A: Hi, Mary. Without seeing the valve first hand, all I can tell you is that you will have to investigate this problem further. Your plumber is licensed and may very well be correct that because of age, availability of parts or condition of your present valve, the best bet may to install a new valve.

But you do have a valid concern, since many older mixing valves can be rebuilt. That would save you from opening up the wall. What I recommend doing is setting up another call with your plumber and ask if it's possible to rebuild the present valve and the cost of rebuilding compared with installing a new valve. In some cases, though, rebuilding a shower valve may actually take more time than replacing one and many plumbers are hesitant to warranty a rebuild job compared to a brand new valve.

Your best bet is to do your homework and work with your plumber to find your best option. A good plumber will be happy to shower you with all the necessary information!

Posted by Ed Del Grande at 12:22 PM | Comments (1)

Sink job hits a curve

Q: Hi, Ed. My husband and I have done some remodeling of our bathroom, which includes a new granite top, new undermount sink and a new faucet. The three faucet holes on the granite top were cut in a slight semicircle pattern to follow the sink and the middle hole is about three quarters of an inch behind the outer holes to follow that curved pattern. The faucet that we purchased requires three holes, which we have, but when we went to mount the faucet, we found the base and copper pipes are in a straight line and won't fit the curved hole pattern. Do we curve the copper faucet connections? What can we do to make this faucet fit? Linda (Alaska)

A: Hi, Linda. The short answer is that the faucet will not fit. But the long answer is that it's not all bad news. Let me explain. Bathroom faucets come in two basic mounting styles and sizes: deck mount or component mount. The spread size will usually be eight-inch or four-inch center set. Your issue is not the size, since your holes have been cut to match the faucet spread.

However, you are trying to install a deck-mount faucet on a countertop that will require a component-mount faucet. Deck-mount faucets are on a straight rectangle deck that sits atop the counter. They are installed as one unit, usually ready to go right out of the box. Basically you are trying to fit a square peg in a round hole!

What you need to do is return the deck-mounted faucet, if you can, and purchase a component faucet with flexible water connections. Component faucets are just as the name says: Instead of being one unit, the faucet will consist of several pieces that need to be installed separately on each hole. The left hole will have the hot-water handle, the center hole will have the spout and the right hole will have the cold-water handle.
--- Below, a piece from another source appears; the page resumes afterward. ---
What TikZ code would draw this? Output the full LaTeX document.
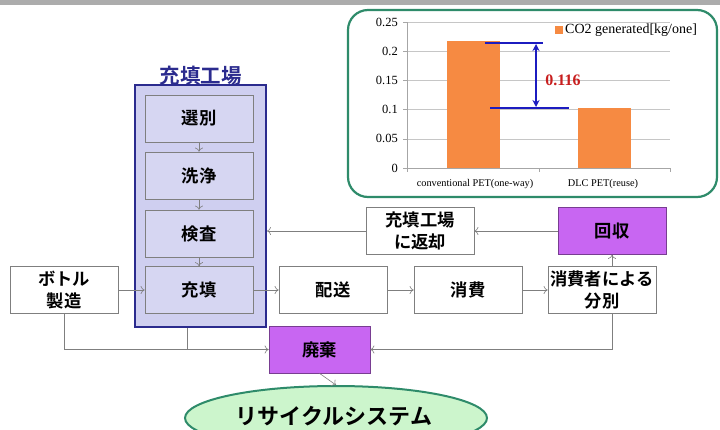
\documentclass[tikz,border=0pt]{standalone}
\usepackage{fontspec}
\setmainfont{Liberation Serif}
\newfontfamily\jp{Noto Sans CJK JP}[UprightFont=* Bold]
\usetikzlibrary{arrows.meta,shapes.geometric,calc}
\definecolor{lav}{HTML}{D6D6F2}
\definecolor{lavout}{HTML}{CFCFF0}
\definecolor{navy}{HTML}{2B2B8E}
\definecolor{purp}{HTML}{C866F2}
\definecolor{gframe}{HTML}{2E8B6A}
\definecolor{ellfill}{HTML}{CCF5CC}
\definecolor{orng}{HTML}{F68A42}
\definecolor{bl}{HTML}{1C1CC0}
\definecolor{rd}{HTML}{C81E1E}
\definecolor{ln}{HTML}{7F7F7F}
\begin{document}
\begin{tikzpicture}[x=1pt,y=-1pt,
  box/.style={draw=ln, fill=white, line width=0.7pt, minimum width=108pt, minimum height=47pt,
    font=\jp\fontsize{17.3}{22.5}\selectfont, align=center, inner sep=0pt},
  inbox/.style={box, fill=lav},
  pbox/.style={box, fill=purp, draw=purp!60!black},
  arr/.style={draw=ln, line width=0.6pt, -{To[length=4pt,width=8pt]}},
  lin/.style={draw=ln, line width=0.6pt},
  tick/.style={font=\fontsize{12.5}{14}\selectfont, anchor=east, inner sep=0pt}
]
\useasboundingbox (0,0) rectangle (720,429);
\fill[gray!65] (0,0) rectangle (720,5);

% chart frame
\draw[gframe, line width=2.2pt, rounded corners=20pt, fill=white] (348,10) rectangle (717,197);
% gridlines
\foreach \v in {0.05,0.1,0.15,0.2,0.25} {
  \draw[gray!45, line width=0.6pt] (407,{168-\v*584}) -- (670,{168-\v*584});
}
\draw[gray!70, line width=0.6pt] (407,22) -- (407,168) -- (670,168);
\foreach \v in {0,0.05,0.1,0.15,0.2,0.25} {
  \draw[gray!70, line width=0.6pt] (403,{168-\v*584}) -- (407,{168-\v*584});
}
\foreach \xx in {407,539,670} \draw[gray!70, line width=0.6pt] (\xx,168) -- (\xx,172);
\node[tick] (t0) at (398,168) {0};
\node[tick] (t1) at (398,{168-0.05*584}) {0.05};
\node[tick] (t2) at (398,{168-0.1*584}) {0.1};
\node[tick] (t3) at (398,{168-0.15*584}) {0.15};
\node[tick] (t4) at (398,{168-0.2*584}) {0.2};
\node[tick] (t5) at (398,{168-0.25*584}) {0.25};
\fill[orng] (447,168) rectangle (500,{168-0.218*584});
\fill[orng] (578,168) rectangle (631,{168-0.102*584});
\node[font=\fontsize{10.3}{12}\selectfont] (c1) at (475,184) {conventional PET(one-way)};
\node[font=\fontsize{10.3}{12}\selectfont] (c2) at (603,184) {DLC PET(reuse)};
\fill[orng] (555,26) rectangle (563,34);
\node[font=\fontsize{14}{16}\selectfont, anchor=west, inner sep=0pt] (leg) at (565,30.5) {CO2 generated[kg/one]};
% difference marker
\coordinate (uL) at (485,43);
\coordinate (uR) at (543,43);
\coordinate (dL) at (490,108);
\coordinate (dR) at (569,108);
\draw[bl, line width=2pt] (uL) -- (uR);
\draw[bl, line width=2pt] (dL) -- (dR);
\draw[bl, line width=1.6pt, {Stealth[length=7pt,width=7pt]}-{Stealth[length=7pt,width=7pt]}] (536,44) -- (536,107);
\node[rd, font=\bfseries\fontsize{16}{18}\selectfont] (diff) at (563,80) {0.116};

% factory
\node[draw=navy, fill=lavout, line width=2pt, minimum width=131pt, minimum height=242pt, inner sep=0pt] (fac) at (200.5,206) {};
\node[navy, font=\jp\fontsize{20.5}{22}\selectfont, inner sep=0pt] (factitle) at (200.5,76) {充填工場};
\node[inbox] (s1) at (199,118.5) {選別};
\node[inbox] (s2) at (199,175.5) {洗浄};
\node[inbox] (s3) at (199,233.5) {検査};
\node[inbox] (s4) at (199,290) {充填};
\draw[arr] (s1) -- (s2);
\draw[arr] (s2) -- (s3);
\draw[arr] (s3) -- (s4);

\node[box] (bottle) at (64,290) {ボトル\\製造};
\node[box] (ret) at (420,231) {充填工場\\に返却};
\node[pbox] (kai) at (612,231) {回収};
\node[box] (hai1) at (333,290) {配送};
\node[box] (sho) at (468,290) {消費};
\node[box] (bun) at (602,290) {消費者による\\分別};
\node[pbox, minimum width=101pt] (hai) at (319.5,349.5) {廃棄};
\node[ellipse, draw=gframe, fill=ellfill, line width=2pt, minimum width=302pt, minimum height=64pt, inner sep=0pt] (ell) at (336,418) {};
\node[font=\jp\fontsize{22}{24}\selectfont, inner sep=0pt] (elltext) at (334,416) {リサイクルシステム};

\draw[arr] (bottle) -- (s4);
\draw[arr] (s4.east) -- (hai1.west);
\draw[arr] (hai1) -- (sho);
\draw[arr] (sho) -- (bun);
\draw[arr] (bun.north -| kai.south) -- (kai.south);
\draw[arr] (kai) -- (ret);
\draw[arr] (ret.west) -- (ret.west -| fac.east);
\draw[arr] (bottle.south) |- (hai.west);
\draw[lin] ([xshift=-13pt]fac.south) -- ([xshift=-13pt]fac.south |- hai.west);
\draw[arr] (bun.south -| kai.south) |- (hai.east);
\draw[arr] (hai.south) -- (ell.north);
\end{tikzpicture}
\end{document}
Because they are three components, they will follow the curved hole pattern.

Under the sink, the flexible water lines can be installed to fit all the necessary water connections to the components. Usually lav sinks with pre-drilled holes can use deck mount or component faucets. Custom counter tops like yours usually will only accept component faucets, but they will give your bathroom a very nice look.

As you realize by now, getting a nice look does require some extra work and, on the average, installing a component faucet is usually twice the work of installing a deck-mount faucet.

Sorry, but this problem has no quick fix. Since the granite is already drilled, you seem to have gotten yourself in a hole and will have to start from scratch.